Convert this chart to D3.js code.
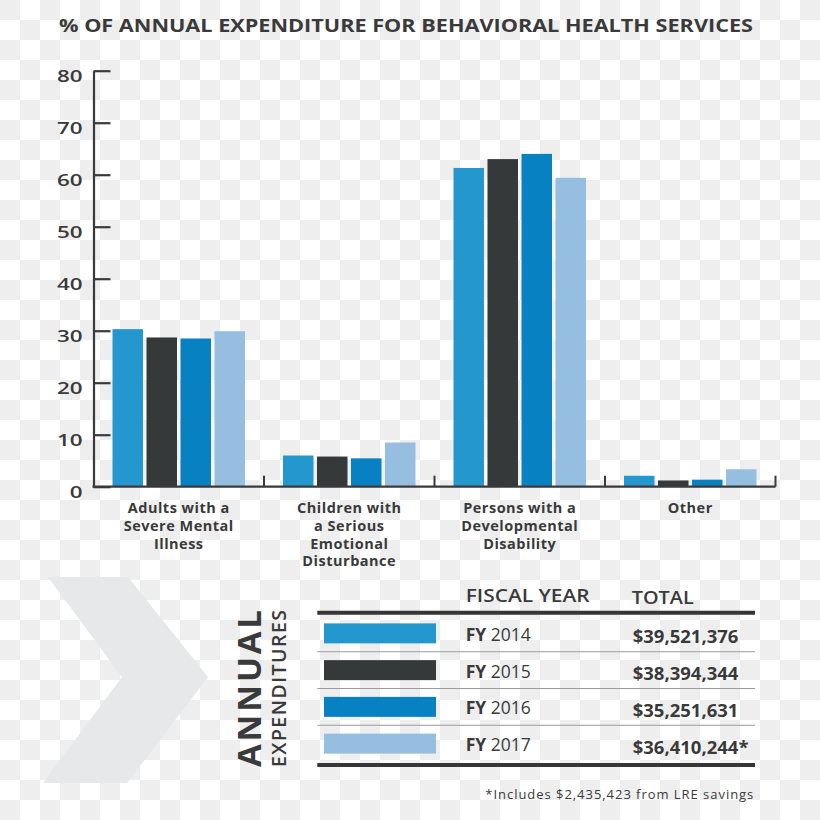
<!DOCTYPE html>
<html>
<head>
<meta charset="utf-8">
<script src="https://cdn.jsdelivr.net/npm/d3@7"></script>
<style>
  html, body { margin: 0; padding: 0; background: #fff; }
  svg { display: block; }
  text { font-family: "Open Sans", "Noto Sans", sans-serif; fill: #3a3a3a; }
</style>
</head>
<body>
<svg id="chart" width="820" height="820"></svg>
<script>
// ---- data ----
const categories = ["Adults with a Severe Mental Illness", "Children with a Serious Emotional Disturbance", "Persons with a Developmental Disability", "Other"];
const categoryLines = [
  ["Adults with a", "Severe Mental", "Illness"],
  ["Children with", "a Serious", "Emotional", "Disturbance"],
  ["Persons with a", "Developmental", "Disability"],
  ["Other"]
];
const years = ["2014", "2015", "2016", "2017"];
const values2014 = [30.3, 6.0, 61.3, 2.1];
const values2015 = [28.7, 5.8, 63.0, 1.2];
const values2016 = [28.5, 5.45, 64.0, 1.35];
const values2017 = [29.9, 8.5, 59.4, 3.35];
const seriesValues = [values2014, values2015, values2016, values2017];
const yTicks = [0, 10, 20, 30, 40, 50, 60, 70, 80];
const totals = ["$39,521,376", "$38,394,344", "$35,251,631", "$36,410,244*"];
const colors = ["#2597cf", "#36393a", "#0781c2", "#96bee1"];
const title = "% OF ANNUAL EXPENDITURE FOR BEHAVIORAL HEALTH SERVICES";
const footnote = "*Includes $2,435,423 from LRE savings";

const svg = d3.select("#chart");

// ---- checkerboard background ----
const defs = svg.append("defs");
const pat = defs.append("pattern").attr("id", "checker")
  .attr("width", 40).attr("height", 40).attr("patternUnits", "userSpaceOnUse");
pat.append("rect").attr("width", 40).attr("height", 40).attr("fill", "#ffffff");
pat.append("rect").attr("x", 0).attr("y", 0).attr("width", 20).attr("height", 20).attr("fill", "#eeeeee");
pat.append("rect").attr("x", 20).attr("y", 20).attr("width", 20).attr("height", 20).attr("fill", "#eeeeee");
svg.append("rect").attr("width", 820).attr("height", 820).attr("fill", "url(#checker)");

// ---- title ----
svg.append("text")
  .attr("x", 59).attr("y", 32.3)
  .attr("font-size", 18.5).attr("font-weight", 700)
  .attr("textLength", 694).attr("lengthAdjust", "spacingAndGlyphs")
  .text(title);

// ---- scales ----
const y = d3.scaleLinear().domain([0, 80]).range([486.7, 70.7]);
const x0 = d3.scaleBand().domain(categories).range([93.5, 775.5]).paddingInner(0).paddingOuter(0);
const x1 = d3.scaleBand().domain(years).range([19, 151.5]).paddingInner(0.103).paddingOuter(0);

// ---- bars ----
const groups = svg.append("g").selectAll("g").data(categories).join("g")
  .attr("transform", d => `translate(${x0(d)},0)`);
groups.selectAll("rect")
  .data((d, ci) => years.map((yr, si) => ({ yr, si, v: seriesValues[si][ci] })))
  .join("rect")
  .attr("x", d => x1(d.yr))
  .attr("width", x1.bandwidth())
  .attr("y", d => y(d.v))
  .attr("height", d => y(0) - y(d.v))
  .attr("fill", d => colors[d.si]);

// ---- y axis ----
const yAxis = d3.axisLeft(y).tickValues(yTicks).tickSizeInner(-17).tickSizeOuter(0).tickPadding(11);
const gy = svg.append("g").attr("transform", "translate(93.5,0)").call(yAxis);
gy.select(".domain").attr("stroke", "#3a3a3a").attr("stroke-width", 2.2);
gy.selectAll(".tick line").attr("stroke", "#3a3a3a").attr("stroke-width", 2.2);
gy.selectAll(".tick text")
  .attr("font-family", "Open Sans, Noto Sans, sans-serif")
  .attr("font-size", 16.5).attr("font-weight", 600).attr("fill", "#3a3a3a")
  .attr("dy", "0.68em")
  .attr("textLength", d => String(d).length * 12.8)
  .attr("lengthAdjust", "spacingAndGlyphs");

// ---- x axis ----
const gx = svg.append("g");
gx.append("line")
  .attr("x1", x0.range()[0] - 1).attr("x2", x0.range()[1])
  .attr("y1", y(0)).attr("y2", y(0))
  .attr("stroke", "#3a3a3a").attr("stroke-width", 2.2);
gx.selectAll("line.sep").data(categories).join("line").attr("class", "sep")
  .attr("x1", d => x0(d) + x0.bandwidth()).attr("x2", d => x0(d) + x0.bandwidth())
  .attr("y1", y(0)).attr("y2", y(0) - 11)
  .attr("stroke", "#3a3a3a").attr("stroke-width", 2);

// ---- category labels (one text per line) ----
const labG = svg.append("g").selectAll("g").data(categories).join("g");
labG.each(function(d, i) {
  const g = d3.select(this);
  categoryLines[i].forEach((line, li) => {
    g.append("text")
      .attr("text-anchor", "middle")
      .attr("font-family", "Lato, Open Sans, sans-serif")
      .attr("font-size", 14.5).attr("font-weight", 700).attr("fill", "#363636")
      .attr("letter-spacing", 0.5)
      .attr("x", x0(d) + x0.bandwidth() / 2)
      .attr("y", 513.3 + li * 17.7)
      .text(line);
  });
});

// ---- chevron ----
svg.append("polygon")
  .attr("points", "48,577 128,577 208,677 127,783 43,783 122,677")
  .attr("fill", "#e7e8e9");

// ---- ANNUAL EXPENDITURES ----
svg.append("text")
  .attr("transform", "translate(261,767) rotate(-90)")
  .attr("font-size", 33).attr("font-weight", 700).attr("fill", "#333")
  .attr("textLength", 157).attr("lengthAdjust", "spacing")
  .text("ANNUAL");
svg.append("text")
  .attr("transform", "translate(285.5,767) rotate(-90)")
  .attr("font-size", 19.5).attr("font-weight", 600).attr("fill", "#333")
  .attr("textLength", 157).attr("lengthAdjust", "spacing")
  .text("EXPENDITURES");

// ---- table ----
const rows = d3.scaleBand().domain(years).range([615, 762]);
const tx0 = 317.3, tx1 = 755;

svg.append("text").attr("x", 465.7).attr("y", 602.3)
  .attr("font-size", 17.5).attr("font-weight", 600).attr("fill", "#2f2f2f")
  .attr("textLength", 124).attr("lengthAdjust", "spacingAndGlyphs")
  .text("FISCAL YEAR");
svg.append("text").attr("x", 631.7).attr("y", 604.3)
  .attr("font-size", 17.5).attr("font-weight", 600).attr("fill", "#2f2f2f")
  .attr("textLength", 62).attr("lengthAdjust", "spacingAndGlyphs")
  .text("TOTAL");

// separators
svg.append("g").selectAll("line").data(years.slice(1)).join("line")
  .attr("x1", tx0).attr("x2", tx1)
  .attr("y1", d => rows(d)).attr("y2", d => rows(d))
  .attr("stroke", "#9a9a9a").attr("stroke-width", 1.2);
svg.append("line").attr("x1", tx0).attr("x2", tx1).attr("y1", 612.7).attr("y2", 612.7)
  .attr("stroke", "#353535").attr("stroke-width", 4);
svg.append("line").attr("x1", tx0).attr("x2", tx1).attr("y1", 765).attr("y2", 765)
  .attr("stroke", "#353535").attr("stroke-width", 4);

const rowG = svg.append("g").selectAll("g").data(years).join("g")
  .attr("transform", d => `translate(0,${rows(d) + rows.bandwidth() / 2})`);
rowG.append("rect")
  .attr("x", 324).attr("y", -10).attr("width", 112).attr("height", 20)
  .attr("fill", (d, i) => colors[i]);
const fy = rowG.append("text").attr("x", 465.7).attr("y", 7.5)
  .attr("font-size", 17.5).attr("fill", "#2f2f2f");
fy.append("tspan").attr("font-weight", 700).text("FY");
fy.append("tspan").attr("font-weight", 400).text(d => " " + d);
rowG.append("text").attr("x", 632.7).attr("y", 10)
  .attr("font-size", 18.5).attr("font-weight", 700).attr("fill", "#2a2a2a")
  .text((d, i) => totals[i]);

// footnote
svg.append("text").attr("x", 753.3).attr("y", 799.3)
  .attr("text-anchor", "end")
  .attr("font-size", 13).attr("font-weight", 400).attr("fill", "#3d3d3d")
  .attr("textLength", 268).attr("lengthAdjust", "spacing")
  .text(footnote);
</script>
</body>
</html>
:::
▶ **Stated task**: List all lines in the material containing the string "this".

▶ **Task answer**:
Convert this chart to D3.js code.
  const g = d3.select(this);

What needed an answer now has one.